De l'acide formique dans le moteur

Les fourmis détiennent-elles la clé du carburant du futur? L’acide formique permet un stockage plus efficace et sécurisé de l’hydrogène. Un moyen idéal pour accumuler l’énergie provenant de sources renouvelables ou propulser la voiture du XXIème siècle.

L’hydrogène est souvent désigné comme le futur remplaçant des carburants fossiles. Ecologique et performant, il n’en présente pas moins de nombreux inconvénients. Extrêmement inflammable, il doit être stocké dans d’encombrantes bouteilles pressurisées.

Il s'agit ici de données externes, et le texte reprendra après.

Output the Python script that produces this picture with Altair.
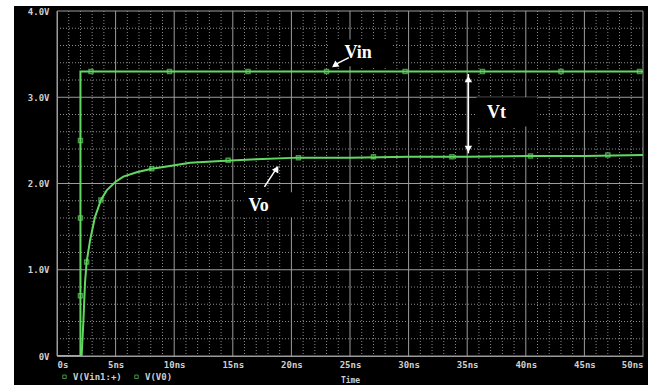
import altair as alt
import pandas as pd

# --- series values -------------------------------------------------------
vin_t = [0.0, 2.0, 2.0, 50.0]
vin_v = [0.0, 0.0, 3.3, 3.3]

vo_t = [0.0, 2.1, 2.25, 2.39, 2.53, 2.82, 3.24, 3.75, 4.24, 5.0, 5.66, 6.8,
        8.08, 9.5, 11.35, 14.0, 17.0, 20.6, 25.0, 30.0, 35.0, 40.0, 45.0, 50.0]
vo_v = [0.0, 0.0, 0.4, 0.85, 1.09, 1.34, 1.61, 1.81, 1.92, 2.02, 2.08, 2.13,
        2.17, 2.20, 2.24, 2.26, 2.28, 2.30, 2.30, 2.31, 2.31, 2.32, 2.32, 2.33]

# sample markers along each trace
vin_mark_t = [2.0, 2.0, 2.0, 2.9, 9.6, 16.3, 23.0, 29.7, 36.3, 43.0, 49.7]
vin_mark_v = [0.7, 1.6, 2.5, 3.3, 3.3, 3.3, 3.3, 3.3, 3.3, 3.3, 3.3]
vo_mark_t = [2.53, 3.75, 8.08, 14.6, 20.6, 27.0, 33.7, 40.4, 47.0]
vo_mark_v = [1.09, 1.81, 2.17, 2.27, 2.30, 2.31, 2.31, 2.32, 2.33]

series_names = ["V(Vin1:+)", "V(V0)"]

# --- axis ticks and grid -------------------------------------------------
x_minor = list(range(0, 51))
x_major = [0, 5, 10, 15, 20, 25, 30, 35, 40, 45, 50]
x_labels = ["0s", "5ns", "10ns", "15ns", "20ns", "25ns", "30ns", "35ns",
            "40ns", "45ns", "50ns"]
y_minor = [round(i * 0.2, 1) for i in range(0, 21)]
y_major = [0, 1, 2, 3, 4]
y_labels = ["0V", "1.0V", "2.0V", "3.0V", "4.0V"]

# --- annotations ---------------------------------------------------------
box_t1 = [23.3, 35.8, 15.9]
box_t2 = [28.5, 41.0, 20.9]
box_v1 = [3.36, 2.66, 1.61]
box_v2 = [3.67, 3.00, 1.90]
note_text = ["Vin", "Vt", "Vo"]
note_t = [25.7, 37.5, 17.2]
note_v = [3.51, 2.82, 1.74]

arrow_t1 = [24.9, 17.7, 35.1]
arrow_v1 = [3.46, 1.96, 3.27]
arrow_t2 = [23.6, 18.8, 35.1]
arrow_v2 = [3.37, 2.19, 2.35]
head_t = [23.7, 18.75, 35.1, 35.1]
head_v = [3.37, 2.17, 3.21, 2.40]
head_angle = [236, 31, 0, 180]

GREEN = "#62d862"
MONO = "DejaVu Sans Mono"
LABEL = "#cfcfcf"


def tick_expr(values, labels):
    expr = "''"
    for v, lab in zip(reversed(values), reversed(labels)):
        expr = f"(abs(datum.value - {v}) < 0.001 ? '{lab}' : {expr})"
    return expr


x_scale = alt.Scale(domain=[0, 50], nice=False, zero=False)
y_scale = alt.Scale(domain=[0, 4], nice=False, zero=False)

x_axis = alt.Axis(
    values=x_major, labelExpr=tick_expr(x_major, x_labels), labelOverlap=False,
    labelFlush=True, ticks=False, grid=False, domainColor="#9a9a9a",
    labelColor=LABEL, labelFont=MONO, labelFontSize=9, labelFontWeight="bold",
    labelPadding=4, title="Time", titleFont=MONO, titleFontSize=8,
    titleColor=LABEL, titleY=20, titleBaseline="top",
)
y_axis = alt.Axis(
    values=y_major, labelExpr=tick_expr(y_major, y_labels), labelOverlap=False,
    ticks=False, grid=False, domainColor="#9a9a9a", labelColor=LABEL,
    labelFont=MONO, labelFontSize=9, labelFontWeight="bold", labelPadding=8,
    title=None,
)


def xq(field):
    return alt.X(field, scale=x_scale, axis=x_axis)


def yq(field):
    return alt.Y(field, scale=y_scale, axis=y_axis)


traces = pd.DataFrame({
    "t": vin_t + vo_t,
    "v": vin_v + vo_v,
    "series": [series_names[0]] * len(vin_t) + [series_names[1]] * len(vo_t),
    "idx": list(range(len(vin_t))) + list(range(len(vo_t))),
})
markers = pd.DataFrame({
    "t": vin_mark_t + vo_mark_t,
    "v": vin_mark_v + vo_mark_v,
    "series": [series_names[0]] * len(vin_mark_t) + [series_names[1]] * len(vo_mark_t),
})
boxes = pd.DataFrame({"t1": box_t1, "t2": box_t2, "v1": box_v1, "v2": box_v2})
notes = pd.DataFrame({"t": note_t, "v": note_v, "text": note_text})
arrows = pd.DataFrame({"t1": arrow_t1, "v1": arrow_v1, "t2": arrow_t2, "v2": arrow_v2})
heads = pd.DataFrame({"t": head_t, "v": head_v, "angle": head_angle})

xg_minor = pd.DataFrame({"t": [t for t in x_minor if t not in x_major]})
xg_major = pd.DataFrame({"t": x_major})
yg_minor = pd.DataFrame({"v": [v for v in y_minor if v not in y_major]})
yg_major = pd.DataFrame({"v": y_major})

# grid: dotted minor lines, solid major lines
x_minor_grid = alt.Chart(xg_minor).mark_rule(
    color="#8c8c8c", strokeWidth=1, strokeDash=[1, 2]
).encode(x=xq("t:Q"))
y_minor_grid = alt.Chart(yg_minor).mark_rule(
    color="#8c8c8c", strokeWidth=1, strokeDash=[1, 2]
).encode(y=yq("v:Q"))
x_major_grid = alt.Chart(xg_major).mark_rule(color="#9c9c9c", strokeWidth=1).encode(
    x=xq("t:Q")
)
y_major_grid = alt.Chart(yg_major).mark_rule(color="#9c9c9c", strokeWidth=1).encode(
    y=yq("v:Q")
)

color = alt.Color(
    "series:N",
    scale=alt.Scale(domain=series_names, range=[GREEN, GREEN]),
    legend=alt.Legend(
        orient="none", legendX=3, legendY=361, direction="horizontal", title=None,
        symbolType="square", symbolSize=12, symbolStrokeWidth=1,
        symbolFillColor=GREEN, labelFont=MONO, labelFontSize=9,
        labelColor=LABEL, labelFontWeight="bold", columnPadding=10, padding=0,
    ),
)

lines = alt.Chart(traces).mark_line(strokeWidth=2, clip=True).encode(
    x=xq("t:Q"), y=yq("v:Q"), color=color, order="idx:Q", detail="series:N"
)
points = alt.Chart(markers).mark_point(
    shape="square", size=16, strokeWidth=1.5, filled=False
).encode(x=xq("t:Q"), y=yq("v:Q"), color=color)

label_boxes = alt.Chart(boxes).mark_rect(color="black").encode(
    x=xq("t1:Q"), x2="t2", y=yq("v1:Q"), y2="v2"
)
arrow_lines = alt.Chart(arrows).mark_rule(color="white", strokeWidth=1.5).encode(
    x=xq("t1:Q"), y=yq("v1:Q"), x2="t2", y2="v2"
)
arrow_heads = alt.Chart(heads).mark_point(
    shape="triangle-up", filled=True, color="white", size=55, opacity=1
).encode(x=xq("t:Q"), y=yq("v:Q"), angle=alt.Angle("angle:Q", scale=None))
note_labels = alt.Chart(notes).mark_text(
    font="Liberation Serif", fontWeight="bold", fontSize=18, color="white"
).encode(x=xq("t:Q"), y=yq("v:Q"), text="text:N")

# white margin strips at the top and left edges of the frame
strip = pd.DataFrame({"k": [0]})
left_strip = alt.Chart(strip).mark_rect(color="white").encode(
    x=alt.value(-57), x2=alt.value(-43), y=alt.value(-11), y2=alt.value(374)
)
top_strip = alt.Chart(strip).mark_rect(color="white").encode(
    x=alt.value(-57), x2=alt.value(591), y=alt.value(-11), y2=alt.value(-5)
)

chart = alt.layer(
    x_minor_grid, y_minor_grid, x_major_grid, y_major_grid,
    label_boxes, lines, points, arrow_lines, arrow_heads, note_labels,
    left_strip, top_strip,
).properties(
    width=586, height=345,
    autosize=alt.AutoSizeParams(type="none"),
    padding={"left": 57, "top": 11, "right": 5, "bottom": 29},
    background="black",
).configure_view(stroke=None)

chart.save("out.html", embed_options={"renderer": "svg", "actions": False})
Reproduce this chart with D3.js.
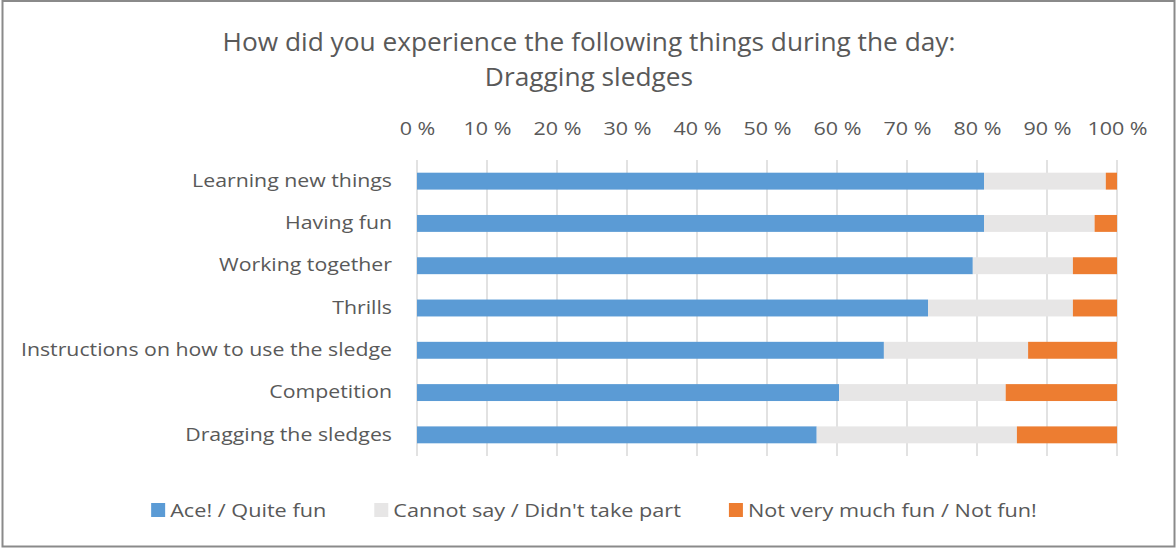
<!DOCTYPE html>
<html>
<head>
<meta charset="utf-8">
<script src="https://cdn.jsdelivr.net/npm/d3@7"></script>
<style>
  html, body { margin: 0; padding: 0; background: #fff; }
  svg { display: block; }
  text { font-family: "Open Sans", "Noto Sans", sans-serif; fill: #595959; }
</style>
</head>
<body>
<svg id="chart" width="1176" height="548"></svg>
<script>
// Survey answers per activity, share of respondents (%)
const categories = [
  "Learning new things",
  "Having fun",
  "Working together",
  "Thrills",
  "Instructions on how to use the sledge",
  "Competition",
  "Dragging the sledges"
];
const seriesNames = ["Ace! / Quite fun", "Cannot say / Didn't take part", "Not very much fun / Not fun!"];
const aceQuiteFun   = [81.0, 81.0, 79.4, 73.0, 66.7, 60.3, 57.1];
const cannotSay     = [17.4, 15.8, 14.3, 20.7, 20.6, 23.8, 28.6];
const notFun        = [ 1.6,  3.2,  6.3,  6.3, 12.7, 15.9, 14.3];
const tickValues    = [0, 10, 20, 30, 40, 50, 60, 70, 80, 90, 100];
const titleLines    = ["How did you experience the following things during the day:", "Dragging sledges"];

const colors = ["#5B9BD5", "#E7E6E6", "#ED7D31"];
const keys = ["ace", "cannot", "notfun"];

const rows = categories.map((c, i) => ({
  category: c, ace: aceQuiteFun[i], cannot: cannotSay[i], notfun: notFun[i]
}));

const svg = d3.select("#chart");
const W = 1176, H = 548;
const plot = { left: 417, right: 1117, top: 160, bottom: 456 };

// chart frame
svg.append("rect")
  .attr("x", 2.5).attr("y", 1).attr("width", W - 4).attr("height", H - 2.5)
  .attr("fill", "#fff").attr("stroke", "#8a8a8a").attr("stroke-width", 2);

const x = d3.scaleLinear().domain([0, 100]).range([plot.left, plot.right]);
const y = d3.scaleBand().domain(categories).range([plot.top, plot.bottom])
  .paddingInner(0.6).paddingOuter(0.3);

// widen/narrow text horizontally by a factor
function stretch(sel, factor) {
  sel.each(function () {
    const len = this.getComputedTextLength();
    d3.select(this).attr("textLength", len * factor).attr("lengthAdjust", "spacingAndGlyphs");
  });
}

// title
const title = svg.append("g");
titleLines.forEach((t, i) => {
  title.append("text")
    .attr("x", 589).attr("y", 51 + i * 35)
    .attr("text-anchor", "middle")
    .attr("font-size", 25.5)
    .text(t)
    .call(stretch, 1.03);
});

// vertical gridlines
svg.append("g")
  .selectAll("line").data(tickValues).join("line")
  .attr("x1", d => x(d)).attr("x2", d => x(d))
  .attr("y1", plot.top).attr("y2", plot.bottom)
  .attr("stroke", "#D9D9D9").attr("stroke-width", 1.5);

// top axis labels
const xAxis = d3.axisTop(x).tickValues(tickValues).tickFormat(d => d + " %").tickSize(0).tickPadding(0);
const gx = svg.append("g").attr("transform", `translate(0,135)`).call(xAxis);
gx.select(".domain").remove();
gx.selectAll("text")
  .attr("font-size", 19).attr("fill", "#595959")
  .attr("font-family", "\"Open Sans\", sans-serif")
  .attr("dy", 0).attr("y", 0)
  .call(stretch, 1.13);

// category axis
const yAxis = d3.axisLeft(y).tickSize(0).tickPadding(0);
const gy = svg.append("g").attr("transform", `translate(392,0)`).call(yAxis);
gy.select(".domain").remove();
gy.selectAll("text")
  .attr("font-size", 19).attr("fill", "#595959")
  .attr("font-family", "\"Open Sans\", sans-serif")
  .attr("dy", "0.3em")
  .call(stretch, 1.12);

// stacked bars
const stack = d3.stack().keys(keys)(rows);
svg.append("g")
  .selectAll("g").data(stack).join("g")
  .attr("fill", (d, i) => colors[i])
  .selectAll("rect").data(d => d).join("rect")
  .attr("x", d => x(d[0]))
  .attr("width", d => x(d[1]) - x(d[0]))
  .attr("y", d => y(d.data.category))
  .attr("height", y.bandwidth());

// legend
const legendStretch = 1.14;
const legend = svg.append("g");
const items = legend.selectAll("g").data(seriesNames).join("g");
items.append("rect").attr("width", 14).attr("height", 14).attr("y", 503)
  .attr("fill", (d, i) => colors[i]);
items.append("text").attr("x", 19).attr("y", 517)
  .attr("font-size", 19).text(d => d);
const widths = [];
items.select("text").each(function () {
  const len = this.getComputedTextLength() * legendStretch;
  d3.select(this).attr("textLength", len).attr("lengthAdjust", "spacingAndGlyphs");
  widths.push(19 + len);
});
const gap = 48;
const total = d3.sum(widths) + gap * (widths.length - 1);
let cx = 594 - total / 2;
items.each(function (d, i) {
  d3.select(this).attr("transform", `translate(${cx},0)`);
  cx += widths[i] + gap;
});
</script>
</body>
</html>
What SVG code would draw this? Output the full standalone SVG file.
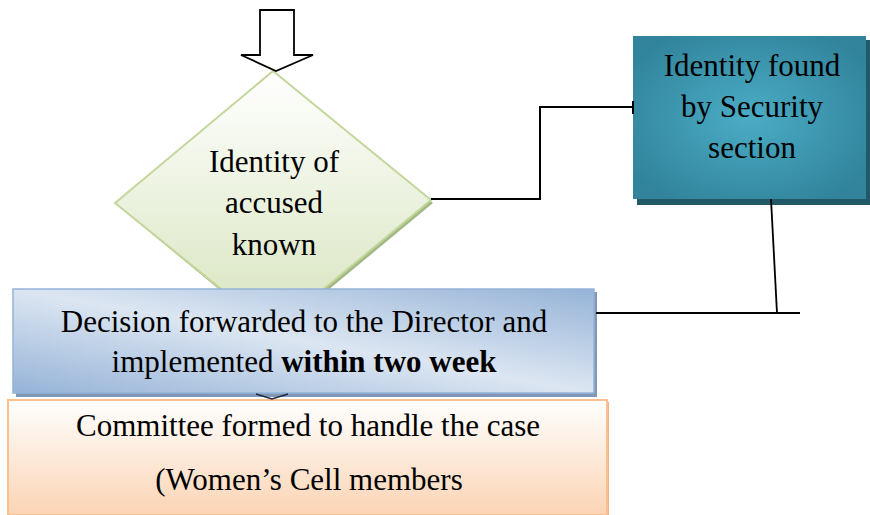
<svg xmlns="http://www.w3.org/2000/svg" width="870" height="515" viewBox="0 0 870 515" font-family="'Liberation Serif', 'DejaVu Serif', serif">
<style>
  .t{font-family:'Liberation Serif','DejaVu Serif',serif;font-size:31px;fill:#000;text-anchor:middle}
  .ln{fill:none;stroke:#000;stroke-width:2}
</style>
<defs>
  <linearGradient id="gGreen" x1="0" y1="0" x2="0" y2="1">
    <stop offset="0" stop-color="#ffffff"/>
    <stop offset="1" stop-color="#d7e4bd"/>
  </linearGradient>
  <linearGradient id="gBlue" x1="0" y1="1" x2="1" y2="0">
    <stop offset="0" stop-color="#95b3d7"/>
    <stop offset="0.5" stop-color="#dce6f2"/>
    <stop offset="1" stop-color="#95b3d7"/>
  </linearGradient>
  <linearGradient id="gOrange" x1="0" y1="0" x2="0" y2="1">
    <stop offset="0" stop-color="#ffffff"/>
    <stop offset="1" stop-color="#fbd4b4"/>
  </linearGradient>
  <radialGradient id="gTeal" cx="0.5" cy="0.5" r="0.6">
    <stop offset="0" stop-color="#4bacc6"/>
    <stop offset="1" stop-color="#31849b"/>
  </radialGradient>
</defs>
<rect width="870" height="515" fill="#ffffff"/>

<g id="node-decision">
  <polygon points="274,73 433,203 274,335 117,205" fill="#a3b985"/>
  <polygon points="273,71 431,200 273,331 115,203" fill="url(#gGreen)" stroke="#c3d69b" stroke-width="2"/>
  <text class="t" font-family="Liberation Serif" x="274" y="172">Identity of</text>
  <text class="t" font-family="Liberation Serif" x="274" y="213">accused</text>
  <text class="t" font-family="Liberation Serif" x="274" y="255">known</text>
</g>

<g id="node-security">
  <rect x="637" y="40" width="233" height="165" fill="#215967"/>
  <rect x="633" y="36" width="233" height="163" fill="url(#gTeal)"/>
  <text class="t" font-family="Liberation Serif" x="752" y="76">Identity found</text>
  <text class="t" font-family="Liberation Serif" x="752" y="117">by Security</text>
  <text class="t" font-family="Liberation Serif" x="752" y="158">section</text>
</g>

<g id="node-director">
  <rect x="16" y="292" width="581" height="105" fill="#8197b8"/>
  <rect x="13" y="289" width="581" height="104" fill="url(#gBlue)" stroke="#95b3d7" stroke-width="1.5"/>
  <text class="t" font-family="Liberation Serif" x="304" y="332">Decision forwarded to the Director and</text>
  <text class="t" font-family="Liberation Serif" x="304" y="372">implemented <tspan font-weight="bold">within two week</tspan></text>
</g>

<g id="node-committee">
  <rect x="10" y="402" width="599" height="115" fill="#f4b183"/>
  <rect x="8" y="400" width="599" height="115" fill="url(#gOrange)" stroke="#fac090" stroke-width="2"/>
  <text class="t" font-family="Liberation Serif" x="308" y="436">Committee formed to handle the case</text>
  <text class="t" font-family="Liberation Serif" x="309" y="490">(Women’s Cell members</text>
</g>

<g id="connectors">
  <polygon points="260,10 294,10 294,55 313,55 276,71 241,55 260,55" fill="#ffffff" stroke="#000" stroke-width="1.8" stroke-linejoin="miter"/>
  <polyline class="ln" points="431,199 540,199 540,107 633,107"/>
  <line class="ln" x1="633" y1="101" x2="633" y2="114"/>
  <line x1="771" y1="199" x2="777" y2="313" stroke="#000" stroke-width="1.8"/>
  <line class="ln" x1="596" y1="313" x2="800" y2="313"/>
  <polyline points="256,394 272,399 288,394" fill="none" stroke="#1f2a44" stroke-width="1.5"/>
</g>
</svg>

Autant d’obstacles à son utilisation, que les scientifiques de l’EPFL et leurs confrères du Leibniz-Institut für Katalyse ont levés : une fois transformé en acide formique, l’hydrogène peut être stocké facilement et en toute sécurité. Une solution idéale pour accumuler l’énergie des sources renouvelables comme le solaire ou l’éolien, ou alimenter la voiture de demain.



L’hydrogène est facilement produit à partir d’énergie électrique. Grâce à un catalyseur et au CO2 présent dans l’atmosphère, les scientifiques l’ont transformé en acide formique. Plutôt qu’une lourde bouteille de fonte remplie d’hydrogène sous pression, ils obtiennent ainsi une substance très peu inflammable et liquide à température ambiante.

En novembre 2010, seconde étape. Les laboratoires de l’EPFL, sont parvenus à provoquer le phénomène inverse : par le biais d’une catalyse, l’acide formique retourne à l’état de CO2 et d’hydrogène, lequel peut ensuite être transformé en énergie électrique. Un prototype fonctionnel, peu encombrant et d’une puissance de 2 kilowatts est d’ores et déjà au point. Deux sociétés ont acheté une licence pour développer cette technologie: Granit (Suisse) et Tekion (Canada).

Stocker les énergies renouvelables

«Imaginez par exemple que vous ayez des cellules solaires sur votre toit, explique Gabor Laurenczy, professeur au Laboratoire de chimie organométallique et médicinale et chef de Groupe de catalyse pour l’énergie et l’environnement. Par mauvais temps ou durant la nuit, votre pile d’acide formique vous restitue le trop-plein d’énergie accumulé quand le soleil brillait.» Dans une telle configuration, le procédé permet de restituer plus de 60% de l’énergie électrique de départ.

Cette solution est extrêmement sûre. L’acide formique libère de manière continue de très petites quantités d’hydrogène, «juste ce dont vous avez besoin sur le moment pour votre consommation électrique», relève le chercheur.

Autre avantage par rapport au stockage conventionnel, le procédé permet de stocker presque le double d’énergie à volume égal. En effet, un litre d’acide formique contient plus de 53 grammes d’hydrogène, contre à peine 28 grammes pour un même volume d’hydrogène pur pressurisé à 350 bars.
Enfin, les chercheurs ont travaillé sur un procédé de catalyse basé sur le fer – un métal facilement disponible et peu coûteux, en comparaison des métaux « nobles » comme le platine ou le ruthénium. Comme dans toutes catalyses, aucune matière n’est dégradée pendant le processus.

De l’acide formique à la pompe

C’est sans doute dans le domaine automobile que l’invention présente les potentiels les plus intéressants. Actuellement, les prototypes produits par certaines grandes marques stockent l’hydrogène sous forme classique, avec les problèmes que l’on sait : danger d’explosion, volume important occupé par le réservoir pressurisé, difficultés pour faire le plein rapidement…

Les véhicules du XXIème siècle pourraient rouler à l’acide formique. Cette solution permet un stockage de l’hydrogène non seulement plus sûr, mais également plus compact et plus simple à remplir à la pompe – l’acide formique est liquide à température ambiante. «Techniquement, c’est tout à fait faisable. D’ailleurs, de grands constructeurs nous ont contactés en 2008, quand le baril du pétrole a atteint des sommets, confie Gabor Laurenczy. A mon sens, le seul obstacle est économique.» Il s’écoulera encore quelques années avant de peut-être pouvoir faire le plein à la première fourmilière croisée sur le chemin.